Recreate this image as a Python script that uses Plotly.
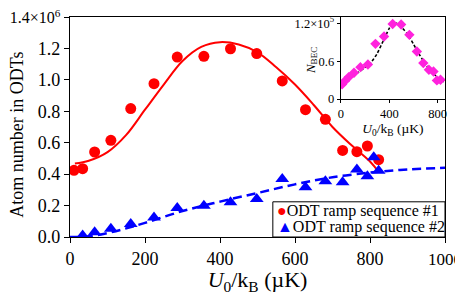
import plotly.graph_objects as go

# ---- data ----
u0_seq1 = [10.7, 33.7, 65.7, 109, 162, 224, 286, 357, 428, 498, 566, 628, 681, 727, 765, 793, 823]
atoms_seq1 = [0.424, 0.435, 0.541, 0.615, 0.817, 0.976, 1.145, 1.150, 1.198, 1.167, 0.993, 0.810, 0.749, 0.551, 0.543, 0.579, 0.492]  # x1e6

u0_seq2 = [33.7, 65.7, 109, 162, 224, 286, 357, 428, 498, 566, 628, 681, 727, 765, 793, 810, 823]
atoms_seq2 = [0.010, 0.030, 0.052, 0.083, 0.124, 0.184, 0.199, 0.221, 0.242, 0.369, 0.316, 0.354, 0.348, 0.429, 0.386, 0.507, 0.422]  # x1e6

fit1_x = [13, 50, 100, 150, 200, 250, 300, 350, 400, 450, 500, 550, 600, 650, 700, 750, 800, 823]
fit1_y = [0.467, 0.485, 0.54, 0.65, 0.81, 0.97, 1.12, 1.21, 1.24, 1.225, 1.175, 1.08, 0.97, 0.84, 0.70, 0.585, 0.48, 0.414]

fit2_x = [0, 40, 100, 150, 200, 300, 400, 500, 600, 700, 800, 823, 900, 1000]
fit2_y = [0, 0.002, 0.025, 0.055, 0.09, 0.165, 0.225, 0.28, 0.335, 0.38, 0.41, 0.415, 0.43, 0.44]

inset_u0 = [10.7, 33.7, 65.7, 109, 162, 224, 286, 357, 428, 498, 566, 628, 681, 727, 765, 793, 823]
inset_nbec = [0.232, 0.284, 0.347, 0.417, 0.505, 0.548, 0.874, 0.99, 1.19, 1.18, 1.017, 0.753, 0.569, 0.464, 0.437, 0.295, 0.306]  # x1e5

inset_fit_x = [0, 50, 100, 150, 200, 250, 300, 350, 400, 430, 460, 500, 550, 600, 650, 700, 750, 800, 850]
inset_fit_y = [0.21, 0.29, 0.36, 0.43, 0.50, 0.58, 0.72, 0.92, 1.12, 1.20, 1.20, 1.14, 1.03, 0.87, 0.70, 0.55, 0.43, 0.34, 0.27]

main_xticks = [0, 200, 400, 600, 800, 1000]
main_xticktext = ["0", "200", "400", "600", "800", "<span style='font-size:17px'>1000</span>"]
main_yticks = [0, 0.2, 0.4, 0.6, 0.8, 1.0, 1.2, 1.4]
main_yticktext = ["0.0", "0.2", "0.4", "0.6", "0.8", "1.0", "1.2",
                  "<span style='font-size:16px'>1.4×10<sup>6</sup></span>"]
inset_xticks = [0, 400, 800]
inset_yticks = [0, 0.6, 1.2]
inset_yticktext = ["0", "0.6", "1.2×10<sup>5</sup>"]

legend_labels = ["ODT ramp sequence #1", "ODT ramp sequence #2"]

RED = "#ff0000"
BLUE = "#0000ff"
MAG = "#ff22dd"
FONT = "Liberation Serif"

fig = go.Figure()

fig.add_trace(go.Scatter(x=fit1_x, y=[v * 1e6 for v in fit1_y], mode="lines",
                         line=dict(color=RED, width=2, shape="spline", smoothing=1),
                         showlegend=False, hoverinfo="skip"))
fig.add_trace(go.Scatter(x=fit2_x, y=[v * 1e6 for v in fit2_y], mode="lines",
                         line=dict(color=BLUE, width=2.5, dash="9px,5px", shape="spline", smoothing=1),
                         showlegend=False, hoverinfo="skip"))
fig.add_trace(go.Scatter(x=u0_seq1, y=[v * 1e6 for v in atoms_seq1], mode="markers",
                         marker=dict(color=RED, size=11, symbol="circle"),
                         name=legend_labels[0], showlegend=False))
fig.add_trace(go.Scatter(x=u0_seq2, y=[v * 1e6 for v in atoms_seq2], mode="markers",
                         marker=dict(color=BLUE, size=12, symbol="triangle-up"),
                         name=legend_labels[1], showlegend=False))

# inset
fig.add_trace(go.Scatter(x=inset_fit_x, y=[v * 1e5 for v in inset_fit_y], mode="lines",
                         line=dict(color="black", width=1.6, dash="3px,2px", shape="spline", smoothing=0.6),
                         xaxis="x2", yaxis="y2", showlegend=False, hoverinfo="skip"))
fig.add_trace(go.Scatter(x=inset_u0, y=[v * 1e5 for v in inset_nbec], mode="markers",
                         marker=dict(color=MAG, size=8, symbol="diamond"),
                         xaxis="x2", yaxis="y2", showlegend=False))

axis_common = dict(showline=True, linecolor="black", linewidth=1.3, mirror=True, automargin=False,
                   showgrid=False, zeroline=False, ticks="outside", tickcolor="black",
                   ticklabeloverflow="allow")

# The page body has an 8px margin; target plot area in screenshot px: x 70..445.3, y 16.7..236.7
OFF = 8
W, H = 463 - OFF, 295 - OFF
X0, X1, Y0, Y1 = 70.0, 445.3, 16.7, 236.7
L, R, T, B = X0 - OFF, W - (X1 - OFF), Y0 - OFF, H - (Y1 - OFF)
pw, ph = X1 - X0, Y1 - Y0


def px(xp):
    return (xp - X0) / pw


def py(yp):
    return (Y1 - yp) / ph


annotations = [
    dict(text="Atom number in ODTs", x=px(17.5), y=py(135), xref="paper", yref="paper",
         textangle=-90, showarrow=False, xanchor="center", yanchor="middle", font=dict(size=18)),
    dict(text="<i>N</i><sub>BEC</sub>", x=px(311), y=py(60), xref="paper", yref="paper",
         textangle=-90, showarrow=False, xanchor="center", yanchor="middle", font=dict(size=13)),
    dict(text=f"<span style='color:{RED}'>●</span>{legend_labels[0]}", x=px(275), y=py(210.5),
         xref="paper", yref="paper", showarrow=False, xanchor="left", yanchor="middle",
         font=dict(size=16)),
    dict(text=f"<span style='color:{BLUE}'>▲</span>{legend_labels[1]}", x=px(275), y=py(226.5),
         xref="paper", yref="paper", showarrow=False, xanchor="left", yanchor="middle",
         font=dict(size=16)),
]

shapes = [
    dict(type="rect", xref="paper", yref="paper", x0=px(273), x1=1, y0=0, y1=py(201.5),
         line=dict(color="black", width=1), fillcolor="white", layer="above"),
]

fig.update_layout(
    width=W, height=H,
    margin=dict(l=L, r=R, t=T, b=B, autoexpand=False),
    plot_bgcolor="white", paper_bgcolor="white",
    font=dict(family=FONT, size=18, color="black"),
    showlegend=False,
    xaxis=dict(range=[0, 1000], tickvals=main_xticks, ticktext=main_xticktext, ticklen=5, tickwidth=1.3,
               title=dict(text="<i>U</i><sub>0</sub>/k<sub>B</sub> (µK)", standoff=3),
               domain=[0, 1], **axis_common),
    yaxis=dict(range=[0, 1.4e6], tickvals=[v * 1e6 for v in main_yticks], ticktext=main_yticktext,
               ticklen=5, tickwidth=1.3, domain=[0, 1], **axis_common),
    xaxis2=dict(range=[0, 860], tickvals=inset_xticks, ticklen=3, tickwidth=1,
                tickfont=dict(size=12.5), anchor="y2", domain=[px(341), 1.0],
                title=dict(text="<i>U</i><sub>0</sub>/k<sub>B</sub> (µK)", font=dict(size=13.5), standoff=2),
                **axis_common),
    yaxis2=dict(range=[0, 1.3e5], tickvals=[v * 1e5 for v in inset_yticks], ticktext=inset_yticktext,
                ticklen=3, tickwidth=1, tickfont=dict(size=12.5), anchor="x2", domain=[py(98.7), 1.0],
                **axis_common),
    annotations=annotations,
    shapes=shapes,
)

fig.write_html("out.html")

------------------------------------

Everything from the top line of the data down to and including the line with "import plotly.graph_objects as go" is to be copied, except the pictures.

- [Result for this exercise]
Recreate this image as a Python script that uses Plotly.
import plotly.graph_objects as go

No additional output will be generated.